Another teacher I know will have students build a concept map (okay I don’t know what it’s called, if it has a name, but “concept map” is descriptive-ish). Students get a bunch of vocab on slips of paper. (I would just type them on a table/grid and have students cut them out.) Students work in groups to glue down a vocab word onto a big poster paper (say vocab A), then draw a line to another vocab word (vocab B) and glue down vocab B, then they must explain what is the exact connection between vocab A and vocab B.

You can have students in a group split the cards evenly and go turn-by-turn with the objective of getting rid of all their cards.

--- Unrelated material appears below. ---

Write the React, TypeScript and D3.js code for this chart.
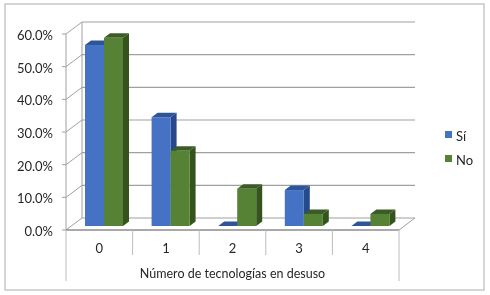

For example, the first student puts down “router”. The next student puts down “IP address” and draw a line between the two terms and can explain “all devices connected to routers have unique addresses called IP addresses”. The next student puts down “DNS” and connects it to “IP address” and can explain “a DNS server looks up the IP address of a domain name”. The next student can put down another word or even connect “DNS” to “router” and say something like “a DNS server is connected to a router”. Okay, that’s kinda cheap, so let’s say that student couldn’t think of anything else and couldn’t think of how to use the cards they currently had.

Most likely you would need to provide more structure than my vague description, and it’s definitely something that takes some modeling and correcting for students to start getting the idea since it’s a relatively open-ended task. It’s also preeeetty high-level IMO, but I guess worst case is students come up with very weak or loose connections.

I haven’t tried this myself for computer science, but I plan to try it this year to prep my students for the exam. (I’ve tried it with physics and found the vocab is too specific and restrictive to allow students much freedom in the task.)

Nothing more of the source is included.